Now, more than a decade of archaeological research in this area by the Pontine Region Project, a collaborative research endeavour of the University of Melbourne and the Universities of Leiden and Groningen (The Netherlands), has revealed a deeper history of this former marshland.
It is now clear from our work that Mussolini’s efforts were preceded by – and partly built on – a long-forgotten but very successful effort to exploit the Pontine marshes back around 300 BCE when Rome was still struggling to conquer Italy.
From the historical sources we already knew that Rome had a strong interest in this area. A Roman tribe was founded in the area in 318 BCE and in 312 BCE the Via Appia was constructed straight through the wetlands.
To this we can now add the evidence from our fieldwork – a combination of geophysical surveys (ground-based techniques that use magnetic and gravitational signals to map buried archaeological features) and field surveys (in which teams scour newly ploughed fields in search of ancient cultural materials, like pottery sherds).
We mapped two way stations, Forum Appii and Ad Medias, which provided service points for those travelling along the Via Appia. Moreover, at Forum Appii we managed to identify structures belonging to the river harbour where Horace must have embarked, including warehouses and a possible quay.
In the immediate surroundings of both way stations we found evidence of an extensive Ancient Roman land-division scheme – a centuriation – with blocks measuring about 355mx355m (or 10×10 Roman actus), covering more than 120 sq. km. The scheme included an intricate system of canals, revealed by a combination of geophysical surveys and our analysis of historical aerial images, including those taken by the Royal Air Force for aerial bombing during the Second World War.
Through borehole/coring studies we know that these canals, which would have drained the land, include a series of small (1-2 metres wide) channels that fed into larger “arteries”, which in turn discharged into the Decennovium canal on which Horace carried on his journey. Radiocarbon-dating of remains from these canals now provide further evidence that this reclamation system should be placed in the early Roman period.
It had clearly been a densely settled agricultural landscape. We’ve found closely spaced farmhouses organised along the lines of the centuriation system, and the highly standardised pottery assemblages associated with these farm sites (consisting of roof tiles, transport amphorae, cooking pottery and fine table wares) suggests that the development of this area was sudden, occurring around the turn of the 4th century BCE.
We know this because of the closely datable stamps on the large amount of black slipped ceramic table wares we’ve found that is characteristic of the late 4th and early 3rd centuries BCE.
Taken together, our investigations suggest that this former wasteland was completely redeveloped around the same time the Via Appia and the Decennovium Canal were built. Moreover, our work suggests that around the same time the road stations of Forum Appii and Ad Medias were founded, along with many surrounding small rural sites.
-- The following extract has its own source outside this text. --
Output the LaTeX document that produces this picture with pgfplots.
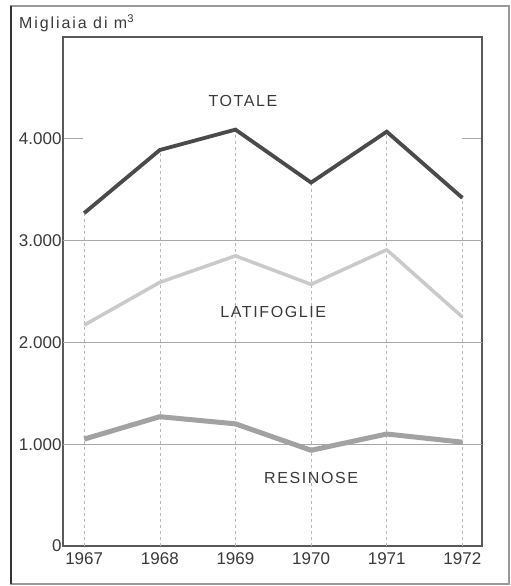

The scale and complexity of the project suggests that it must have been a state initiative. It would have involved the large-scale displacement of people and an extensive program of public works, including roads, canals and ditches. This undoubtedly required enormous resources, both financially and in terms of manpower and technical skill.
A large-scale undertaking like this makes sense at this time. It created an important transport corridor to the south that paved the way for the military conquest of Campania, and eventually all of southern Italy.
By reclaiming the Pontine marshes, the Romans established a regular system of support points along the Via Appia, as well as opening up an extensive agricultural area close to the city. Rome may well have been in urgent need of more farmland as the city grew and the army needed more landed recruits.
In the end, the success of the redevelopment of the area was relatively short-lived. In the lowest lying part of the marshes many farm sites were abandoned after only a few generations, possibly due to poor maintenance of the drainage system. By the 1st century the Via Appia had become so mired that travellers like Horace preferred to travel by boat.
Our field surveys indicate that parts of the area were eventually given over to a wide range of small-scale economic activities that exploited the natural resources of the wetlands, including the seasonal herding of flocks, fishing, pottery production, as well as the fattening of dormice, considered a delicacy in Roman cuisine.
Dormice were bred in tall ceramic pots called gliraria (from glis – Latin for dormouse), examples of which we found during our surveys.
By Horace’s time, living and working in the Pontine marshes must have closely resembled the situation just before Mussolini’s reclamations, when the area housed several small villages, and the inhabitants lived on small-scale agriculture and livestock grazing. The wetlands were also home to activities like fishing, frog catching, hunting, charcoal burning and wood cutting.
But well before Mussolini and Horace, the Pontine Marshes already housed a thriving agricultural community. And while that achievement has long been forgotten, we now know with the benefit of hindsight that it was an early sign of the determination and engineering skill that would help build the Roman Empire.